Allen County has already experienced its first taste of winter weather, and more can be expected in the coming months. But even before the first snowflake fell, the county’s Highway Department was busy preparing for any snow or ice that may settle on the more than 3,000 lane miles of county roads and streets this winter.
Employees used a two-week span during the last week of October and the first week of November to prepare all their trucks and check other equipment such as spreaders and plows.
The Highway Department uses several types of vehicles for snow and ice control – five graders, 27 tandem axle dump trucks, seven single axle dump trucks, and four one-ton small dump trucks. ACHD also uses ten heavy duty pick-up trucks to help clear road intersections and smaller areas.
Allen County is divided into north and south districts with 12 zones in each district. Each zone will have at least one truck, and some will have two or more trucks. Graders are assigned to gravel roads, areas with large drifts of snow, and clearing berms of snow build-ups.
The anti-icing materials used are sand, salt, calcium chloride and stone chips. A sand-salt mixture will be used on most roads. Calcium chloride mixed with sand and salt will be used on roads that need to be cleaned to bare pavement. Stone chips will be used on gravel roads when they become slippery.
On higher traffic count highways, liquid calcium chloride will be applied along with a salt-sand mixture. 36 trucks are outfitted with systems that dispense the liquid onto the salt and sand. The calcium chloride solution speeds the chemical reaction of the salt, causing it to melt snow and ice much quicker.
Snow removal will begin when the roadways are determined to be too slippery or a significant amount of accumulation is covering the roadways. The Allen County Sheriff’s Department will also contact the Highway Department when the roads are in need of treatment.
Allen County will use the statewide travel advisory system to warn motorists about hazardous conditions on county highways. Travel advisories fall into one of three categories:
• Advisory, the lowest level, means that routine travel or activities may be restricted in areas because of a hazardous situation and individuals should use caution or avoid those areas.
• Watch means that conditions are threatening to the safety of the public. Only essential travel, such as to and from work or in emergency situations, is recommended. Businesses, schools, government agencies and other organizations should implement their emergency action plans.

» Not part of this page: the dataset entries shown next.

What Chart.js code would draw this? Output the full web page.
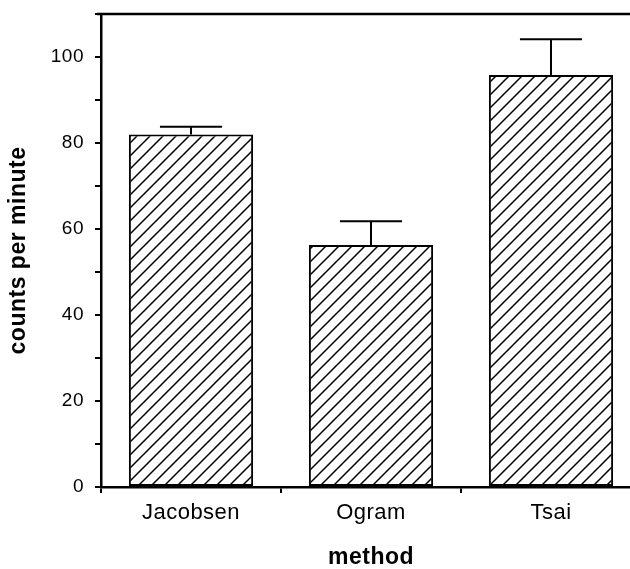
<!DOCTYPE html>
<html>
<head>
<meta charset="utf-8">
<script src="https://cdn.jsdelivr.net/npm/chart.js@4.4.1/dist/chart.umd.min.js"></script>
<style>
  html, body { margin: 0; padding: 0; background: #fff; overflow: hidden; }
  canvas { display: block; }
</style>
</head>
<body>
<canvas id="methodChart" width="641" height="569"></canvas>
<script>
const methods = ['Jacobsen', 'Ogram', 'Tsai'];
const meanCounts = [82, 56.3, 95.8];
const errorUp = [1.8, 5.5, 8.3];

const yMin = 0;
const yMax = 110;
const yStep = 10;

// diagonal hatch fill for the bars
function makeHatch() {
  const s = 13;
  const c = document.createElement('canvas');
  c.width = s;
  c.height = s;
  const g = c.getContext('2d');
  g.fillStyle = '#fff';
  g.fillRect(0, 0, s, s);
  g.strokeStyle = '#000';
  g.lineWidth = 1.5;
  g.beginPath();
  g.moveTo(-1, s + 1); g.lineTo(s + 1, -1);
  g.moveTo(-2, 2); g.lineTo(2, -2);
  g.moveTo(s - 2, s + 2); g.lineTo(s + 2, s - 2);
  g.stroke();
  return g.createPattern(c, 'repeat');
}

const spacing = {
  id: 'spacing',
  beforeUpdate(chart) { chart.ctx.letterSpacing = '0.5px'; },
  beforeDraw(chart) { chart.ctx.letterSpacing = '0.5px'; }
};

const errorBars = {
  id: 'errorBars',
  afterDatasetsDraw(chart) {
    const ctx = chart.ctx;
    const yScale = chart.scales.y;
    const meta = chart.getDatasetMeta(0);
    ctx.save();
    ctx.strokeStyle = '#000';
    ctx.lineWidth = 2;
    meta.data.forEach((bar, i) => {
      const top = yScale.getPixelForValue(meanCounts[i] + errorUp[i]);
      const half = bar.width / 4;
      ctx.beginPath();
      ctx.moveTo(bar.x, bar.y);
      ctx.lineTo(bar.x, top);
      ctx.moveTo(bar.x - half, top);
      ctx.lineTo(bar.x + half, top);
      ctx.stroke();
    });
    ctx.restore();
  }
};

const topLine = {
  id: 'topLine',
  afterDraw(chart) {
    const ctx = chart.ctx;
    const a = chart.chartArea;
    ctx.save();
    ctx.strokeStyle = '#000';
    ctx.lineWidth = 2.5;
    ctx.beginPath();
    ctx.moveTo(a.left - 4, a.top);
    ctx.lineTo(chart.width, a.top);
    ctx.stroke();
    ctx.restore();
  }
};

Chart.defaults.font.family = "'Liberation Sans', Arial, Helvetica, sans-serif";
Chart.defaults.color = '#000';

const ctx = document.getElementById('methodChart').getContext('2d');
new Chart(ctx, {
  type: 'bar',
  data: {
    labels: methods,
    datasets: [
      {
        label: 'counts per minute',
        data: meanCounts,
        backgroundColor: makeHatch(),
        borderColor: '#000',
        borderWidth: 2,
        borderSkipped: false,
        categoryPercentage: 1,
        barPercentage: 0.69,
      },
    ],
  },
  options: {
    responsive: false,
    animation: false,
    layout: { padding: { top: 14, left: 0, right: 0, bottom: 0 } },
    plugins: {
      legend: { display: false },
      tooltip: { enabled: false },
    },
    scales: {
      x: {
        offset: true,
        grid: {
          offset: true,
          drawOnChartArea: false,
          drawTicks: true,
          tickLength: 6,
          lineWidth: 2,
          color: '#000',
        },
        border: { display: true, color: '#000', width: 2.5 },
        ticks: { padding: 7, font: { size: 22 }, maxRotation: 0 },
        title: {
          display: true,
          text: 'method',
          font: { size: 23, weight: 'bold', lineHeight: 1 },
          padding: { top: 0, bottom: 0 },
        },
        afterFit(scale) {
          scale.height = 82;
          scale.paddingLeft = 0;
          scale.paddingRight = 0;
        },
      },
      y: {
        min: yMin,
        max: yMax,
        grid: {
          drawOnChartArea: false,
          drawTicks: true,
          tickLength: 6,
          lineWidth: 2,
          color: '#000',
        },
        border: { display: true, color: '#000', width: 2.5 },
        ticks: {
          stepSize: yStep,
          padding: 11,
          font: { size: 19 },
          callback: (v) => (v % 20 === 0 && v <= 100 ? v : ''),
        },
        title: {
          display: true,
          text: 'counts per minute',
          font: { size: 23, weight: 'bold', lineHeight: 1 },
          padding: { top: 7, bottom: 0 },
        },
        afterFit(scale) {
          scale.width = 101;
          scale.paddingTop = 0;
          scale.paddingBottom = 0;
        },
      },
    },
  },
  plugins: [spacing, errorBars, topLine],
});
</script>
</body>
</html>
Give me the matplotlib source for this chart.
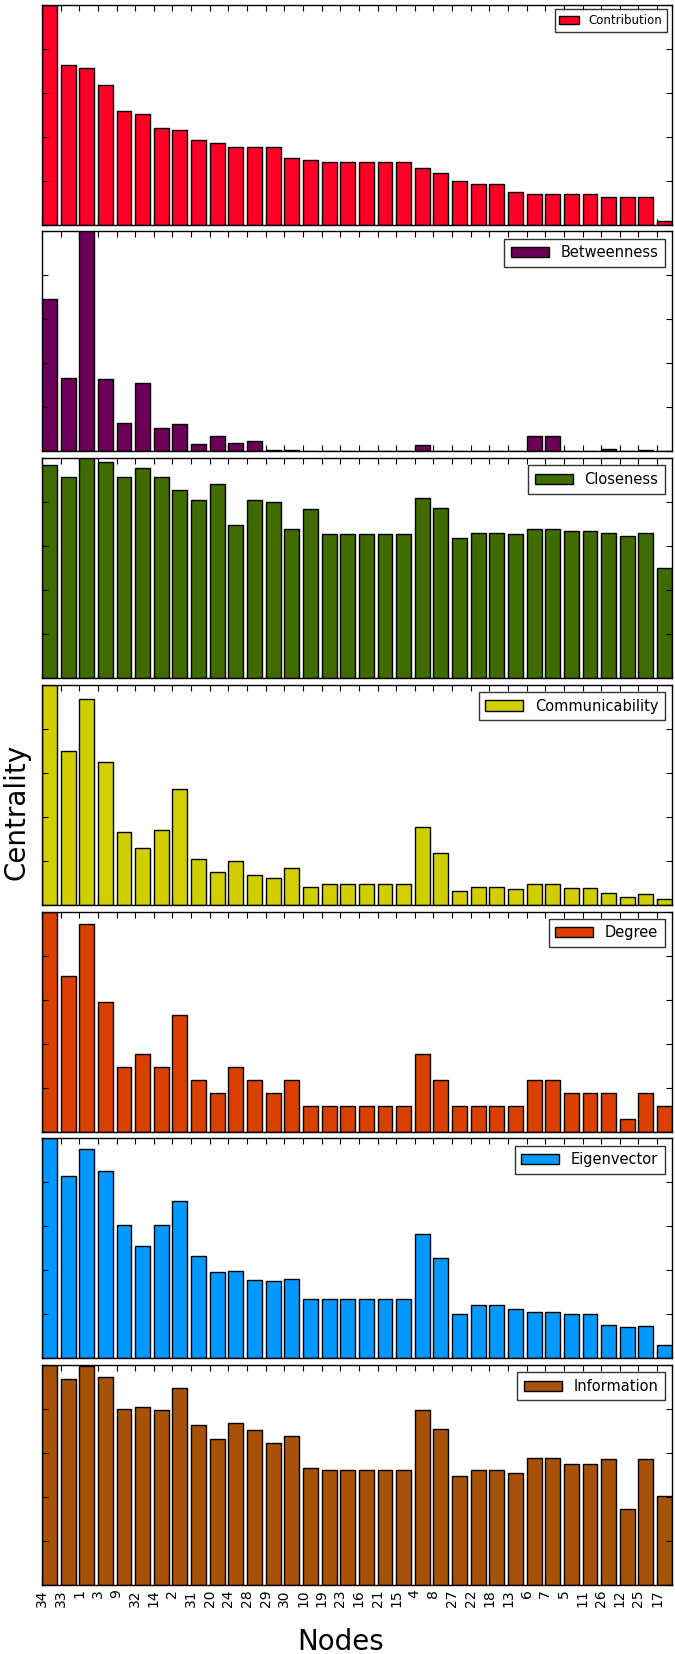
import numpy as np
import matplotlib
matplotlib.use("Agg")
import matplotlib.pyplot as plt

# node order on the x axis (same for every panel)
nodes = ['34', '33', '1', '3', '9', '32', '14', '2', '31', '20', '24', '28', '29',
         '30', '10', '19', '23', '16', '21', '15', '4', '8', '27', '22', '18', '13',
         '6', '7', '5', '11', '26', '12', '25', '17']

# centrality values (relative to the panel maximum)
contribution = [1.0, 0.725, 0.711, 0.635, 0.515, 0.502, 0.439, 0.430, 0.384, 0.371,
                0.354, 0.351, 0.351, 0.305, 0.295, 0.287, 0.287, 0.287, 0.287, 0.287,
                0.257, 0.233, 0.198, 0.185, 0.185, 0.150, 0.138, 0.138, 0.138, 0.138,
                0.125, 0.125, 0.125, 0.018]
betweenness = [0.694, 0.333, 1.0, 0.329, 0.130, 0.312, 0.108, 0.126, 0.032, 0.071,
               0.039, 0.048, 0.006, 0.006, 0.002, 0, 0, 0, 0, 0,
               0.027, 0, 0, 0, 0, 0, 0.070, 0.070, 0.001, 0.001,
               0.009, 0, 0.005, 0]
closeness = [0.970, 0.912, 1.0, 0.983, 0.912, 0.955, 0.912, 0.853, 0.809, 0.880,
             0.695, 0.809, 0.802, 0.677, 0.767, 0.653, 0.653, 0.653, 0.653, 0.653,
             0.817, 0.773, 0.639, 0.658, 0.658, 0.653, 0.677, 0.677, 0.667, 0.667,
             0.659, 0.645, 0.659, 0.502]
communicability = [1.0, 0.701, 0.937, 0.651, 0.329, 0.257, 0.341, 0.526, 0.208, 0.151,
                   0.199, 0.136, 0.121, 0.168, 0.080, 0.094, 0.094, 0.094, 0.094, 0.094,
                   0.352, 0.236, 0.062, 0.080, 0.080, 0.073, 0.094, 0.094, 0.076, 0.076,
                   0.054, 0.035, 0.048, 0.027]
degree = [17, 12, 16, 10, 5, 6, 5, 9, 4, 3, 5, 4, 3, 4, 2, 2, 2, 2, 2, 2,
          6, 4, 2, 2, 2, 2, 4, 4, 3, 3, 3, 1, 3, 2]
eigenvector = [1.0, 0.827, 0.951, 0.851, 0.608, 0.511, 0.605, 0.713, 0.467, 0.394,
               0.398, 0.354, 0.350, 0.360, 0.271, 0.271, 0.271, 0.271, 0.271, 0.271,
               0.564, 0.457, 0.202, 0.242, 0.242, 0.226, 0.211, 0.211, 0.202, 0.202,
               0.153, 0.141, 0.149, 0.061]
information = [1.0, 0.935, 0.994, 0.947, 0.798, 0.809, 0.795, 0.894, 0.727, 0.662,
               0.738, 0.703, 0.644, 0.676, 0.533, 0.523, 0.523, 0.523, 0.523, 0.523,
               0.794, 0.709, 0.497, 0.523, 0.523, 0.509, 0.577, 0.577, 0.552, 0.552,
               0.571, 0.344, 0.571, 0.403]

names = ["Contribution", "Betweenness", "Closeness", "Communicability",
         "Degree", "Eigenvector", "Information"]
series = [contribution, betweenness, closeness, communicability,
          degree, eigenvector, information]
colors = ["#ff0026", "#6b0058", "#3f6b00", "#d2cf00",
          "#d94000", "#0099ff", "#a65208"]

fig, axes = plt.subplots(7, 1, sharex=True, figsize=(6.75, 16.54), dpi=100)
fig.subplots_adjust(left=0.0622, right=0.9956, top=0.9972, bottom=0.0417,
                    hspace=0.0305)

x = np.arange(len(nodes))

for ax, name, vals, col in zip(axes, names, series, colors):
    vals = np.array(vals, dtype=float)
    vals = vals / vals.max()
    ax.bar(x, vals, width=0.8, align="edge", color=col,
           edgecolor="black", linewidth=1, label=name)
    ax.set_xlim(0, len(nodes) - 0.2)
    ax.set_ylim(0, 1)
    ax.set_yticks(np.arange(0, 1.01, 0.2))
    ax.set_yticklabels([])
    ax.tick_params(direction="in", top=True, right=True, length=4, width=0.8)
    for s in ax.spines.values():
        s.set_linewidth(1)
    if name == "Contribution":
        leg = ax.legend(loc="upper right", fontsize=8.5, handlelength=1.7,
                        fancybox=False, borderaxespad=0.4)
    else:
        leg = ax.legend(loc="upper right", fontsize=10.5, handlelength=2.6,
                        fancybox=False, borderaxespad=0.5, borderpad=0.45)
    leg.get_frame().set_edgecolor("black")
    leg.get_frame().set_linewidth(1)

axes[-1].set_xticks(x)
axes[-1].set_xticklabels(nodes, rotation=90, fontsize=10)
axes[-1].tick_params(axis="x", pad=3)

fig.text(0.505, 0.0075, "Nodes", fontsize=20, ha="center", va="center")
fig.text(0.024, 0.509, "Centrality", fontsize=20, rotation=90,
         ha="center", va="center")

plt.savefig("out.png", dpi=100)
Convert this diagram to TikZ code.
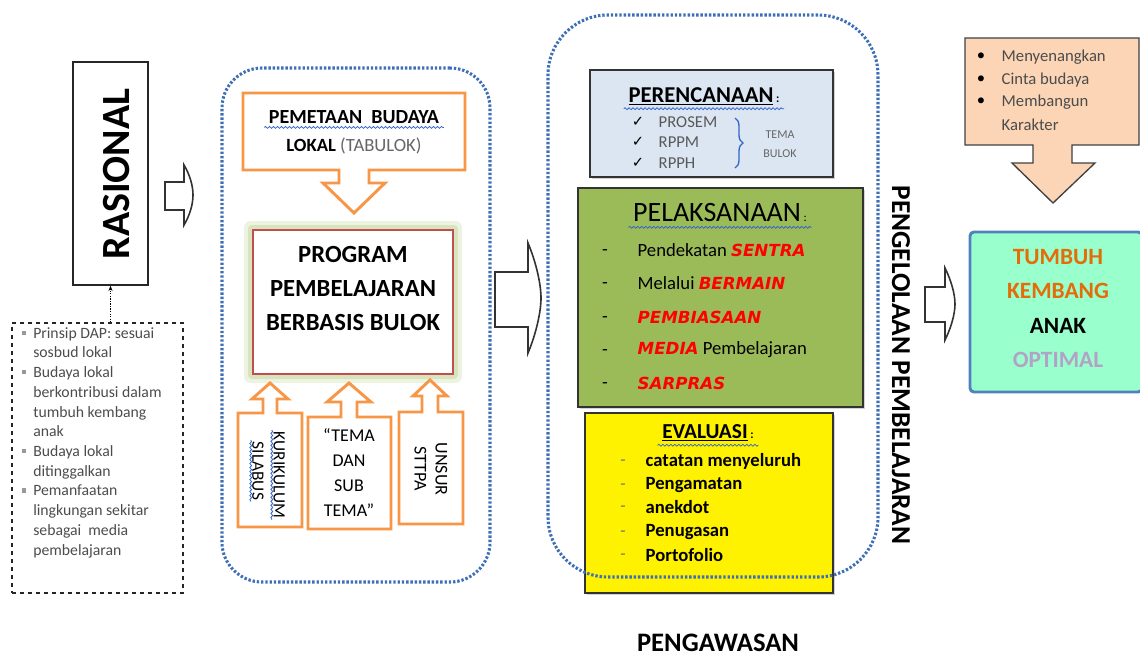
\documentclass[tikz,border=0pt]{standalone}
\usepackage{fontspec}
\setmainfont{Carlito}
\newfontfamily\symfont{DejaVu Sans}
\usetikzlibrary{fit,arrows.meta,shadows,decorations.pathmorphing,decorations.pathreplacing}

\definecolor{dotblue}{HTML}{3F6FB5}
\definecolor{boxorange}{HTML}{F79646}
\definecolor{progred}{HTML}{C0504D}
\definecolor{glowgreen}{HTML}{C3D69B}
\definecolor{planblue}{HTML}{DCE6F2}
\definecolor{pelgreen}{HTML}{9BBB59}
\definecolor{peach}{HTML}{FBD5B5}
\definecolor{mint}{HTML}{99FFCC}
\definecolor{resultblue}{HTML}{4F81BD}
\definecolor{tumbuhorange}{HTML}{E46C0A}
\definecolor{lavender}{HTML}{B3A2C7}
\definecolor{wordred}{HTML}{FF0000}
\definecolor{wavyblue}{HTML}{3366CC}

\newcommand{\sqb}{\makebox[8.25pt][l]{\color{black!40}\rule[0.22em]{0.26em}{0.26em}}}
\newcommand{\ind}{\hspace*{8.25pt}}
\newcommand{\redw}[1]{{\symfont\bfseries\itshape\fontsize{12.5}{12.5}\selectfont\color{wordred}#1}}

\tikzset{
  dotbox/.style={draw=dotblue, line width=2.3pt, dash pattern=on 1.8pt off 1.4pt, inner sep=0pt},
  orangebox/.style={draw=boxorange, line width=2.2pt, fill=white},
  hollowarrow/.style={draw=black!80, line width=1.2pt, fill=white},
  wavy/.style={draw=wavyblue, line width=0.6pt, decorate, decoration={snake, amplitude=0.7pt, segment length=3pt}},
  colbox/.style={draw=black!80, line width=1pt, inner sep=0pt, drop shadow={shadow xshift=1.2pt, shadow yshift=-1.2pt, opacity=0.35}},
}

\begin{document}
\begin{tikzpicture}[x=0.75pt, y=-0.75pt]
\useasboundingbox (0,0) rectangle (1140,657);

% rasional and its reasons
\node[draw=black!85, line width=1pt, fit={(73,62) (148,285)}, inner sep=0pt] (rasional) {};
\node[rotate=90, font=\bfseries\fontsize{30}{30}\selectfont] (rasionaltext) at (117,174) {RASIONAL};
\node[draw=black!85, line width=1pt, dashed, fit={(12,323) (183,593)}, inner sep=0pt] (dap) {};
\node[anchor=north west, inner sep=0pt, align=left, text=black!70, font=\fontsize{11.8}{14.8}\selectfont] (dapitems) at (22,327)
  {\sqb Prinsip DAP: sesuai\\ \ind sosbud lokal\\ \sqb Budaya lokal\\ \ind berkontribusi dalam\\ \ind tumbuh kembang\\ \ind anak\\
   \sqb Budaya lokal\\ \ind ditinggalkan\\ \sqb Pemanfaatan\\ \ind lingkungan sekitar\\ \ind sebagai\ \ media\\ \ind pembelajaran};
\draw[densely dotted, line width=0.9pt, -{Stealth[length=4pt]}] (dap.north -| rasional.south) -- (rasional.south);

% first block arrow
\draw[hollowarrow] (165,182) -- (184,182) -- (184,165) .. controls (190,175) and (193,186) .. (193,195) .. controls (193,204) and (190,215) .. (184,225) -- (184,210) -- (165,210) -- cycle;

% program group
\node[dotbox, rounded corners=30pt, fit={(222,68) (490,582)}] (bulok) {};
\draw[orangebox] (243,93) -- (465,93) -- (465,170) -- (369,170) -- (369,183) -- (385,183) -- (354,213) -- (323,183) -- (339,183) -- (339,170) -- (243,170) -- cycle;
\node[font=\bfseries\fontsize{15}{15}\selectfont] (pemetaan) at (354,117) {PEMETAAN\ \ BUDAYA};
\draw[wavy] ([yshift=-3pt]pemetaan.base west) -- ([yshift=-3pt]pemetaan.base east);
\node[font=\fontsize{14}{14}\selectfont] (lokal) at (354,146) {\textbf{LOKAL} {\color{black!60}(TABULOK)}};

\fill[glowgreen, opacity=0.3, rounded corners=5pt] (244,221) rectangle (462,383);
\fill[glowgreen, opacity=0.5, rounded corners=3pt] (248,225) rectangle (458,379);
\node[draw=progred, line width=2pt, fill=white, fit={(253,230) (453,374)}, inner sep=0pt] (program) {};
\node[align=center, font=\bfseries\fontsize{18.5}{25.5}\selectfont] (programtext) at (353,288) {PROGRAM\\PEMBELAJARAN\\BERBASIS BULOK};

\draw[orangebox] (238,413) -- (263,413) -- (263,399) -- (252,399) -- (270,383) -- (288,399) -- (277,399) -- (277,413) -- (302,413) -- (302,527) -- (238,527) -- cycle;
\draw[orangebox] (308,417) -- (341,417) -- (341,402) -- (327,402) -- (349,383) -- (371,402) -- (357,402) -- (357,417) -- (391,417) -- (391,529) -- (308,529) -- cycle;
\draw[orangebox] (399,412) -- (422,412) -- (422,396) -- (413,396) -- (430,380) -- (447,396) -- (438,396) -- (438,412) -- (463,412) -- (463,524) -- (399,524) -- cycle;
\node[rotate=-90, inner sep=1pt, font=\fontsize{13}{13}\selectfont] (kurikulum) at (279,475) {KURIKULUM};
\node[rotate=-90, inner sep=1pt, font=\fontsize{13}{13}\selectfont] (silabus) at (258,471) {SILABUS};
\draw[wavy] (kurikulum.south west) -- (kurikulum.south east);
\draw[wavy] (silabus.south west) -- (silabus.south east);
\node[align=center, font=\fontsize{13.5}{18.75}\selectfont] (tema) at (349,473) {``TEMA\\DAN\\SUB\\TEMA''};
\node[rotate=-90, align=center, inner sep=1pt, font=\fontsize{13.5}{15.75}\selectfont] (unsur) at (431,469) {UNSUR\\STTPA};

% second block arrow
\draw[hollowarrow] (495,272) -- (528,272) -- (528,243) .. controls (536,262) and (541,284) .. (541,298) .. controls (541,312) and (536,334) .. (528,353) -- (528,327) -- (495,327) -- cycle;

% perencanaan
\node[colbox, fill=planblue, fit={(590,70) (833,177)}] (perencanaan) {};
\node[font=\bfseries\fontsize{17}{17}\selectfont] (perencanaantitle) at (704,96) {\underline{PERENCANAAN}\fontsize{9}{9}\selectfont\ :};
\draw[wavy] ([yshift=-5pt]perencanaantitle.base west) -- ([yshift=-5pt]perencanaantitle.base east);
\node[font=\symfont\fontsize{11}{11}\selectfont] (check1) at (638,122) {✓};
\node[font=\symfont\fontsize{11}{11}\selectfont] (check2) at (638,142) {✓};
\node[font=\symfont\fontsize{11}{11}\selectfont] (check3) at (638,163) {✓};
\node[anchor=west, text=black!65, font=\fontsize{12.5}{12.5}\selectfont] (prosem) at (654,122) {PROSEM};
\node[anchor=west, text=black!65, font=\fontsize{12.5}{12.5}\selectfont] (rppm) at (654,142) {RPPM};
\node[anchor=west, text=black!65, font=\fontsize{12.5}{12.5}\selectfont] (rpph) at (654,163) {RPPH};
\draw[draw=wavyblue, line width=1pt, decorate, decoration={brace, amplitude=6pt}] (735,118) -- (735,168);
\node[align=center, text=black!60, font=\fontsize{9}{14}\selectfont] (temabulok) at (780,144) {TEMA\\BULOK};

% pelaksanaan
\node[colbox, fill=pelgreen, fit={(578,188) (863,407)}] (pelaksanaan) {};
\node[font=\fontsize{21}{21}\selectfont] (pelaksanaantitle) at (720,213) {PELAKSANAAN\fontsize{9}{9}\selectfont\ :};
\draw[wavy] ([yshift=-4pt]pelaksanaantitle.base west) -- ([yshift=-4pt]pelaksanaantitle.base east);
\node[font=\fontsize{14}{14}\selectfont] (dash1) at (605,253) {-};
\node[font=\fontsize{14}{14}\selectfont] (dash2) at (605,286) {-};
\node[font=\fontsize{14}{14}\selectfont] (dash3) at (605,320) {-};
\node[font=\fontsize{14}{14}\selectfont] (dash4) at (605,353) {-};
\node[font=\fontsize{14}{14}\selectfont] (dash5) at (605,386) {-};
\node[anchor=west, font=\fontsize{14}{14}\selectfont] (sentra) at (633,250) {Pendekatan \redw{SENTRA}};
\node[anchor=west, font=\fontsize{14}{14}\selectfont] (bermain) at (633,283) {Melalui \redw{BERMAIN}};
\node[anchor=west, font=\fontsize{14}{14}\selectfont] (pembiasaan) at (633,317) {\redw{PEMBIASAAN}};
\node[anchor=west, font=\fontsize{14}{14}\selectfont] (media) at (633,350) {\redw{MEDIA} Pembelajaran};
\node[anchor=west, font=\fontsize{14}{14}\selectfont] (sarpras) at (633,383) {\redw{SARPRAS}};

% evaluasi
\node[colbox, fill=yellow, fit={(585,413) (833,593)}] (evaluasi) {};
\node[font=\bfseries\fontsize{16}{16}\selectfont] (evaluasititle) at (708,433) {\underline{EVALUASI}\fontsize{9}{9}\selectfont\ :};
\draw[wavy] ([yshift=-5pt]evaluasititle.base west) -- ([yshift=-5pt]evaluasititle.base east);
\node[text=black!55, font=\fontsize{13}{13}\selectfont] (edash1) at (623,463) {-};
\node[text=black!55, font=\fontsize{13}{13}\selectfont] (edash2) at (623,487) {-};
\node[text=black!55, font=\fontsize{13}{13}\selectfont] (edash3) at (623,509) {-};
\node[text=black!55, font=\fontsize{13}{13}\selectfont] (edash4) at (623,534) {-};
\node[text=black!55, font=\fontsize{13}{13}\selectfont] (edash5) at (623,557) {-};
\node[anchor=west, font=\bfseries\fontsize{14}{14}\selectfont] (catatan) at (641,461) {catatan menyeluruh};
\node[anchor=west, font=\bfseries\fontsize{14}{14}\selectfont] (pengamatan) at (641,485) {Pengamatan};
\node[anchor=west, font=\bfseries\fontsize{14}{14}\selectfont] (anekdot) at (641,507) {anekdot};
\node[anchor=west, font=\bfseries\fontsize{14}{14}\selectfont] (penugasan) at (641,532) {Penugasan};
\node[anchor=west, font=\bfseries\fontsize{14}{14}\selectfont] (portofolio) at (641,555) {Portofolio};

% pengelolaan group
\node[dotbox, rounded corners=45pt, fit={(548,15) (878,577)}] (pengelolaan) {};
\node[rotate=-90, font=\bfseries\fontsize{20.5}{20.5}\selectfont] (pengelolaantext) at (901,365) {PENGELOLAAN PEMBELAJARAN};

% third block arrow
\draw[hollowarrow] (925,287) -- (945,287) -- (945,268) .. controls (951,280) and (955,294) .. (955,304) .. controls (955,314) and (951,328) .. (945,340) -- (945,322) -- (925,322) -- cycle;

% nilai
\draw[draw=black!75, line width=1pt, fill=peach] (965,38) -- (1139,38) -- (1139,145) -- (1072,145) -- (1072,163) -- (1095,163) -- (1053,203) -- (1012,163) -- (1033,163) -- (1033,145) -- (965,145) -- cycle;
\node[font=\fontsize{12.5}{12.5}\selectfont] (bullet1) at (981,57) {•};
\node[font=\fontsize{12.5}{12.5}\selectfont] (bullet2) at (981,80) {•};
\node[font=\fontsize{12.5}{12.5}\selectfont] (bullet3) at (981,102) {•};
\node[anchor=west, text=black!70, font=\fontsize{12.5}{12.5}\selectfont] (menyenangkan) at (997,57) {Menyenangkan};
\node[anchor=west, text=black!70, font=\fontsize{12.5}{12.5}\selectfont] (cinta) at (997,80) {Cinta budaya};
\node[anchor=west, text=black!70, font=\fontsize{12.5}{12.5}\selectfont] (membangun) at (997,102) {Membangun};
\node[anchor=west, text=black!70, font=\fontsize{12.5}{12.5}\selectfont] (karakter) at (997,125) {Karakter};

% hasil
\node[draw=resultblue, line width=2.2pt, fill=mint, rounded corners=3pt, fit={(970,232) (1142,392)}, inner sep=0pt] (hasil) {};
\node[text=tumbuhorange, font=\bfseries\fontsize{17.5}{17.5}\selectfont] (tumbuh) at (1058,257) {TUMBUH};
\node[text=tumbuhorange, font=\bfseries\fontsize{17.5}{17.5}\selectfont] (kembang) at (1058,291) {KEMBANG};
\node[text=black, font=\bfseries\fontsize{17.5}{17.5}\selectfont] (anak) at (1058,326) {ANAK};
\node[text=lavender, font=\bfseries\fontsize{17.5}{17.5}\selectfont] (optimal) at (1058,360) {OPTIMAL};

\node[font=\bfseries\fontsize{20}{20}\selectfont] (pengawasan) at (718,643) {PENGAWASAN};
\end{tikzpicture}
\end{document}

• Warning, the highest level, means that travel may be restricted to emergency management workers only. During a warning, the public is directed to refrain from all travel; comply with necessary emergency measures; cooperate with public officials and disaster services forces in executing emergency operations plans; and obey and comply with directions from properly identified officers. More specific restrictions, including parking restrictions, may be included.